Known as the Global Virome Project, the scheme was officially launched in February 2018. By 2019, it had appointed a board of directors and made the “transition to a legal and operational reality”, according to an email from its head. Yet when a pandemic did break out at the end of that year, instead of leaping into action the Global Virome Project fell silent. It made no announcements, issued no press releases, arranged no public events.
Today, its website is an online zombie. In the greatest pandemic in a century, caused by exactly the sort of novel emerging virus it was designed to predict and prevent, it lists just three publications on its website, one of which is a dead link and the others four and six-years-old. Its “in the news” page lists no article after April 2021. What happened?

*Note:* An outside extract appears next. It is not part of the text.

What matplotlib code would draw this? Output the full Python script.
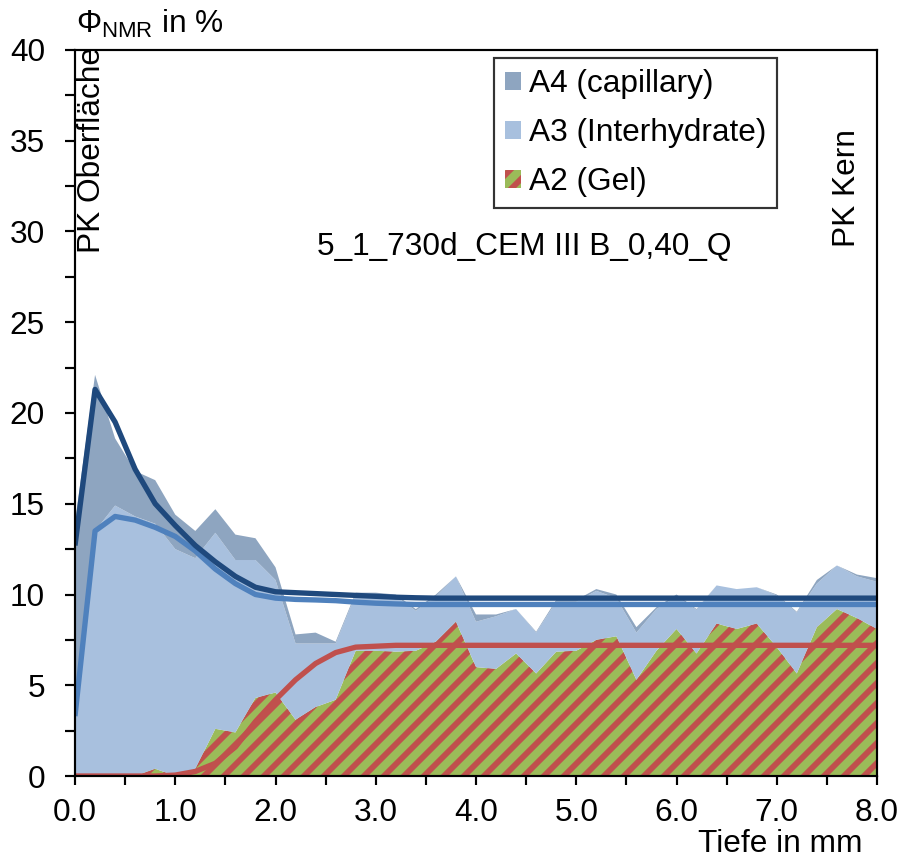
import numpy as np
from matplotlib import pyplot as plt
from matplotlib.patches import Patch
from matplotlib.ticker import MultipleLocator, FormatStrFormatter

# depth in mm, 0.2 mm steps
depth = [round(0.2 * i, 1) for i in range(41)]

# stacked area components in %
a2_gel = [0.0, 0.0, 0.0, 0.0, 0.4, 0.0, 0.4, 2.6, 2.4, 4.3,
          4.6, 3.1, 3.8, 4.2, 6.9, 6.9, 6.85, 6.9, 7.4, 8.5,
          6.0, 5.9, 6.75, 5.65, 6.85, 6.9, 7.5, 7.7, 5.3, 6.9,
          8.1, 6.75, 8.4, 8.1, 8.4, 7.1, 5.65, 8.2, 9.2, 8.7,
          8.1]
a3_inter = [3.5, 13.5, 14.9, 14.3, 13.5, 12.5, 11.6, 10.8, 9.5, 7.6,
            6.2, 4.2, 3.5, 3.1, 3.1, 3.1, 3.05, 2.2, 2.5, 2.5,
            2.5, 2.9, 2.45, 2.25, 2.75, 2.7, 2.7, 2.1, 2.6, 2.3,
            1.8, 2.4, 2.1, 2.2, 2.0, 2.85, 3.35, 2.4, 2.4, 2.3,
            2.6]
a4_cap = [10.5, 8.6, 3.7, 2.5, 2.4, 1.9, 1.5, 1.3, 1.4, 1.2,
          0.7, 0.5, 0.6, 0.1, 0.1, 0.1, 0.1, 0.1, 0.1, 0.0,
          0.4, 0.1, 0.0, 0.05, 0.1, 0.1, 0.1, 0.2, 0.3, 0.1,
          0.1, 0.05, 0.0, 0.0, 0.0, 0.05, 0.05, 0.2, 0.0, 0.1,
          0.2]

# fitted curves
fit_total = [12.7, 21.3, 19.5, 16.9, 15.0, 13.8, 12.7, 11.8, 11.0, 10.4,
             10.15, 10.1, 10.05, 10.0, 9.95, 9.9, 9.85, 9.82, 9.8, 9.8,
             9.8, 9.8, 9.8, 9.8, 9.8, 9.8, 9.8, 9.8, 9.8, 9.8,
             9.8, 9.8, 9.8, 9.8, 9.8, 9.8, 9.8, 9.8, 9.8, 9.8,
             9.8]
fit_a3 = [3.3, 13.5, 14.3, 14.1, 13.7, 13.2, 12.4, 11.4, 10.6, 10.0,
          9.8, 9.73, 9.7, 9.66, 9.58, 9.52, 9.48, 9.45, 9.45, 9.45,
          9.45, 9.45, 9.45, 9.45, 9.45, 9.45, 9.45, 9.45, 9.45, 9.45,
          9.45, 9.45, 9.45, 9.45, 9.45, 9.45, 9.45, 9.45, 9.45, 9.45,
          9.45]
fit_a2 = [0.0, 0.0, 0.0, 0.0, 0.0, 0.05, 0.25, 0.7, 1.6, 3.0,
          4.2, 5.3, 6.2, 6.8, 7.1, 7.15, 7.2, 7.2, 7.2, 7.2,
          7.2, 7.2, 7.2, 7.2, 7.2, 7.2, 7.2, 7.2, 7.2, 7.2,
          7.2, 7.2, 7.2, 7.2, 7.2, 7.2, 7.2, 7.2, 7.2, 7.2,
          7.2]

labels = ['A4 (capillary)', 'A3 (Interhydrate)', 'A2 (Gel)']

c_a4 = '#8EA5C0'
c_a3 = '#A8C0DE'
c_green = '#9BBB59'
c_red = '#C0504D'
c_dark = '#1F497D'
c_mid = '#4F81BD'

plt.rcParams['font.family'] = ['Liberation Sans', 'DejaVu Sans']
plt.rcParams['mathtext.fontset'] = 'custom'
plt.rcParams['mathtext.rm'] = 'Liberation Sans'
plt.rcParams['hatch.linewidth'] = 3.5
plt.rcParams['hatch.color'] = c_red

W, H = 899, 859
DPI = 120
fig = plt.figure(figsize=(W / DPI, H / DPI), dpi=DPI)
ax = fig.add_axes([75 / W, 1 - 776 / H, (877 - 75) / W, (776 - 50) / H])

polys = ax.stackplot(depth, a2_gel, a3_inter, a4_cap,
                     colors=[c_green, c_a3, c_a4], linewidth=0)
polys[0].set_hatch('//')
polys[0].set_edgecolor(c_red)
polys[0].set_linewidth(0)

ax.plot(depth, fit_a2, color=c_red, lw=3.2, solid_capstyle='butt')
ax.plot(depth, fit_a3, color=c_mid, lw=3.2, solid_capstyle='butt')
ax.plot(depth, fit_total, color=c_dark, lw=3.2, solid_capstyle='butt')

ax.set_xlim(0, 8)
ax.set_ylim(0, 40)
ax.xaxis.set_major_locator(MultipleLocator(1))
ax.xaxis.set_minor_locator(MultipleLocator(0.5))
ax.xaxis.set_major_formatter(FormatStrFormatter('%.1f'))
ax.yaxis.set_major_locator(MultipleLocator(5))
ax.yaxis.set_minor_locator(MultipleLocator(2.5))

for s in ax.spines.values():
    s.set_linewidth(1.3)
ax.tick_params(axis='both', which='both', direction='out', width=1.3,
               labelsize=19)
ax.tick_params(axis='x', which='both', length=5.4, pad=8)
ax.tick_params(axis='y', which='both', length=6, pad=12)

handles = [Patch(facecolor=c_a4, linewidth=0),
           Patch(facecolor=c_a3, linewidth=0),
           Patch(facecolor=c_green, edgecolor=c_red, hatch='//', linewidth=0)]
leg = ax.legend(handles, labels, loc='upper right',
                bbox_to_anchor=((777 - 75) / 802, (776 - 58) / 726),
                borderaxespad=0, fontsize=19, frameon=True, fancybox=False,
                handlelength=0.5, handleheight=0.5, handletextpad=0.25,
                labelspacing=0.6, borderpad=0.35)
leg.get_frame().set_edgecolor('black')
leg.get_frame().set_linewidth(1.3)

ax.text(4.48, 28.7, '5_1_730d_CEM III B_0,40_Q', fontsize=19,
        ha='center', va='baseline')
ax.text(0.02, 28.8, 'PK Oberfläche', fontsize=19, rotation=90,
        ha='left', va='bottom')
ax.text(7.55, 29.15, 'PK Kern', fontsize=19, rotation=90,
        ha='left', va='bottom')

fig.text(76 / W, 1 - 33 / H, r'$\mathregular{Φ_{NMR}}$ in %', fontsize=19,
         ha='left', va='baseline')
fig.text(863 / W, 1 - 852 / H, 'Tiefe in mm', fontsize=19,
         ha='right', va='baseline')

fig.savefig('out.png', dpi=DPI)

Using embassy cables, emails released under freedom of information, and government reports, we have pieced together the history of this wide-ranging international collaborative project and how it vanished just when it was most needed.

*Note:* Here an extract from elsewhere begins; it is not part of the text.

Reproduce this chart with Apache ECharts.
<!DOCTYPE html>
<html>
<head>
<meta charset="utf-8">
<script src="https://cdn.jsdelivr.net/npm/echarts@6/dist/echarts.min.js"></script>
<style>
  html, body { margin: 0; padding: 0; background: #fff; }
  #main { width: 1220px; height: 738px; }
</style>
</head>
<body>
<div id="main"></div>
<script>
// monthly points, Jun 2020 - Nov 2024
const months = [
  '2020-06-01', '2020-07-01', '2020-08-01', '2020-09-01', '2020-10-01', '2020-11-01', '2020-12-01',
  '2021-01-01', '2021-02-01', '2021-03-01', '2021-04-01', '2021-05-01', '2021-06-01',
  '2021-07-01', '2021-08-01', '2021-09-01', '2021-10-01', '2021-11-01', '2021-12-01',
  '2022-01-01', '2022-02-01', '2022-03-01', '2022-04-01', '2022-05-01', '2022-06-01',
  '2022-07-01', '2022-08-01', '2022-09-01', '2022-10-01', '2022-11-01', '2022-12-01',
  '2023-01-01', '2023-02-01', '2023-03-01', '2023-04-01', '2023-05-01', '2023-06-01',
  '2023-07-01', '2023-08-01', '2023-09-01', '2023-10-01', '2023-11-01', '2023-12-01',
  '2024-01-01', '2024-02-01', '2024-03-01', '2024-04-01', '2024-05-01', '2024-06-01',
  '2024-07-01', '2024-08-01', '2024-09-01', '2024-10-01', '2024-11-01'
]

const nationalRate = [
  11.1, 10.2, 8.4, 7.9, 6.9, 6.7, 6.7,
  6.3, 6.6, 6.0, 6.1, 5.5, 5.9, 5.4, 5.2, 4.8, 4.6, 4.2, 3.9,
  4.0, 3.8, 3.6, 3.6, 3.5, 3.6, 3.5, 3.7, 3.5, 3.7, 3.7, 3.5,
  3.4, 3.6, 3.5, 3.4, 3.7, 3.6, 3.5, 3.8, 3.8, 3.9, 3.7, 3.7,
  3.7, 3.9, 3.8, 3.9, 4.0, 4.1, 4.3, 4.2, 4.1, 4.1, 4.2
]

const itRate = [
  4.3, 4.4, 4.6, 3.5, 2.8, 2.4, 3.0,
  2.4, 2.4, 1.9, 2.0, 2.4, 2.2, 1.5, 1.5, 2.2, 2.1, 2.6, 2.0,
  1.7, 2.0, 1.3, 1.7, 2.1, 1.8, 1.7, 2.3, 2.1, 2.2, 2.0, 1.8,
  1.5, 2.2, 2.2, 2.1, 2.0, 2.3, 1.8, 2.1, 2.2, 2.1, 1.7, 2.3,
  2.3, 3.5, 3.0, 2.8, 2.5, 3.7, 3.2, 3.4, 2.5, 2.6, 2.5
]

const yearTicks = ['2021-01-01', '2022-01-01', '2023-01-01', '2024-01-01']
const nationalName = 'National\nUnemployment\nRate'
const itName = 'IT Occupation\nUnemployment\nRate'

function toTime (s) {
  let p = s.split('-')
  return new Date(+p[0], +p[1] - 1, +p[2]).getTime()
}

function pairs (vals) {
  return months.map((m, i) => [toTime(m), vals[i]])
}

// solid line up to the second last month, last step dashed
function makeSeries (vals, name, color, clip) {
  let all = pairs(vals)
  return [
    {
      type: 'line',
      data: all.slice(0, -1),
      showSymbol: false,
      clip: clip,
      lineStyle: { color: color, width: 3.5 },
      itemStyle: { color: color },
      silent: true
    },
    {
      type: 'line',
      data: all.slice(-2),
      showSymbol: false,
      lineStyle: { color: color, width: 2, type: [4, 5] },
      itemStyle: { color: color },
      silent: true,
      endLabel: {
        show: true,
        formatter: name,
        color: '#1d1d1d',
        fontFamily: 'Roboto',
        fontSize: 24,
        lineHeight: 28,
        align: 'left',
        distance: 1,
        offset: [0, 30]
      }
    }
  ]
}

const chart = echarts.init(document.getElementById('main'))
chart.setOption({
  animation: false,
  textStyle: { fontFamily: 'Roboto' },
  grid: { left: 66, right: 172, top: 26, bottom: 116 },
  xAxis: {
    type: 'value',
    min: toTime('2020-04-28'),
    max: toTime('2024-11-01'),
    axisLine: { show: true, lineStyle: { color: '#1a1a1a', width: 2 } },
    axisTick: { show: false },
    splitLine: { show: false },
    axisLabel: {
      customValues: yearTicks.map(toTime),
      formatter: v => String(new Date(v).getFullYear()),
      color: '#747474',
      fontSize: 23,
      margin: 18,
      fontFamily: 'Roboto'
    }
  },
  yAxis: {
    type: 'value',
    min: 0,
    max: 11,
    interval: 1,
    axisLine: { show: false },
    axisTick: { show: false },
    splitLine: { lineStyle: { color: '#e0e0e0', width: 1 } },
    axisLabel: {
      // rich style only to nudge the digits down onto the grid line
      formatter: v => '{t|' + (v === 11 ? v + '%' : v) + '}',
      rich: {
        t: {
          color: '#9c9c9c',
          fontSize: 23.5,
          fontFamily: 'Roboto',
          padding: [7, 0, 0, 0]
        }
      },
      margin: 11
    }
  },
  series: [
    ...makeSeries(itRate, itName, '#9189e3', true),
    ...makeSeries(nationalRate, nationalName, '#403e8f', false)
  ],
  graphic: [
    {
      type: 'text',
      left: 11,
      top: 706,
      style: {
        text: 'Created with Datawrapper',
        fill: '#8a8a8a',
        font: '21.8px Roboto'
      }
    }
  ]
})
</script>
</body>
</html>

The seeds of the project were sown between 2009 and 2019, when the US government funded a big push into virus hunting in wildlife in tropical regions through a programme called PREDICT. When this funding came to an end, the main players got together to seek private and charitable funding to continue the work. These included, from government, Dennis Carrol, director of the Emerging Pandemic Threats Division within the United States Agency for International Development; from academia, Jonna Mazet of the University of California at Davis, who had been director of the PREDICT project; from the non-profit world, Peter Daszak, head of the EcoHealth Alliance, who became treasurer of the new project; and from the private sector, Nathan Wolfe, founder of the DNA database firm Metabiota.

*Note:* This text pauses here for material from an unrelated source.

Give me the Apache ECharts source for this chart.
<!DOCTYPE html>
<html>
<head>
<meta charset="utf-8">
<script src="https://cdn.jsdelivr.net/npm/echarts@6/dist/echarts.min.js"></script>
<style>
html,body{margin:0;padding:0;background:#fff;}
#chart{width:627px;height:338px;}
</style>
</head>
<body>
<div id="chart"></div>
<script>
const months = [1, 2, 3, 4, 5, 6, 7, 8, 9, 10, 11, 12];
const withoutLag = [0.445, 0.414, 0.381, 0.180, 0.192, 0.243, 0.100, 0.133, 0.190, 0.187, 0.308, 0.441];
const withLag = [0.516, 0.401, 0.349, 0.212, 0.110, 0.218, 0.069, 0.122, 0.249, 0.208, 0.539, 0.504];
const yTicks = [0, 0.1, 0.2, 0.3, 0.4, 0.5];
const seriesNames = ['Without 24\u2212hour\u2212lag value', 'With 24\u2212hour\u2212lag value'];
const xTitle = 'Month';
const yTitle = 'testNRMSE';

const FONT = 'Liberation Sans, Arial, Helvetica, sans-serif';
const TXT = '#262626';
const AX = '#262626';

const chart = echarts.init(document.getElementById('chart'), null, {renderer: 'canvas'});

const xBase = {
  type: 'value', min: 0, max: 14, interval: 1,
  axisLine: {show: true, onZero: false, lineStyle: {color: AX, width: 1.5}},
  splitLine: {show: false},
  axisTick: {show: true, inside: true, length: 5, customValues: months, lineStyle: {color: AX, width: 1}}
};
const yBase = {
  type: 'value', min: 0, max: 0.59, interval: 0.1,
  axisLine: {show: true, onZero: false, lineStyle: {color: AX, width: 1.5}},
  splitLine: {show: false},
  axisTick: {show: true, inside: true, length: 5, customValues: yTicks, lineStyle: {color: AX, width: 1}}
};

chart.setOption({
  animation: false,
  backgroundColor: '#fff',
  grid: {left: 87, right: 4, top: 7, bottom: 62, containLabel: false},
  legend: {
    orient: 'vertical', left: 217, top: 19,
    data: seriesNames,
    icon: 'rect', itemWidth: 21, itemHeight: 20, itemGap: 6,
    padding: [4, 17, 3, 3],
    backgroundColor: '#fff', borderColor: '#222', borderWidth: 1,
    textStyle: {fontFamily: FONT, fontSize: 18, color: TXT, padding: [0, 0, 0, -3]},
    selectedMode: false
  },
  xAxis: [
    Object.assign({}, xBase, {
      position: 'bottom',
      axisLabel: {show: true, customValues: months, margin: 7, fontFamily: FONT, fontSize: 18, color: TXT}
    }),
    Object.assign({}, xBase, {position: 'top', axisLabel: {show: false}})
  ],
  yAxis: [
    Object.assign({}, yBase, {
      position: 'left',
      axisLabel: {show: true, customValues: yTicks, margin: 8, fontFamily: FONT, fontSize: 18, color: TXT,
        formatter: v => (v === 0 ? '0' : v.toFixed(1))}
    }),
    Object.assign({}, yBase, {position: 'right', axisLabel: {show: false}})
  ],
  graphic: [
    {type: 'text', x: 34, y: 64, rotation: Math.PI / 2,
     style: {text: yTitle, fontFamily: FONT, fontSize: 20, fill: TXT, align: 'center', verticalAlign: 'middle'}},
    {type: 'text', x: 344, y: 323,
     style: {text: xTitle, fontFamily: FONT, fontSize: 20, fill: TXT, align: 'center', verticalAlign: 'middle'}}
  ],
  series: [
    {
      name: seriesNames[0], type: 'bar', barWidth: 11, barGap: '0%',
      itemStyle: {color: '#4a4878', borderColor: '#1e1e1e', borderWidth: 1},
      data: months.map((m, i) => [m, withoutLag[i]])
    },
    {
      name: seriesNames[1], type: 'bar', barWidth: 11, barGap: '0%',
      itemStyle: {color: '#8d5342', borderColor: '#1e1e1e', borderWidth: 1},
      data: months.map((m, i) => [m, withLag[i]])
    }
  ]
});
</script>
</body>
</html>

The first meeting of the GVP’s steering committee took place in Beijing in January 2017. George Gao, the incoming head of the Chinese Centers for Disease Control and Prevention, was quick out of the blocks with China’s contribution to the GVP, overseeing the rapid creation of the China National Virome Project. It was formed so quickly that by August 2017 Eddy Rubin, chief scientific officer at Metabiota, wrote: “The project appears to be moving faster than expected with a China component already funded and poised to generate data”.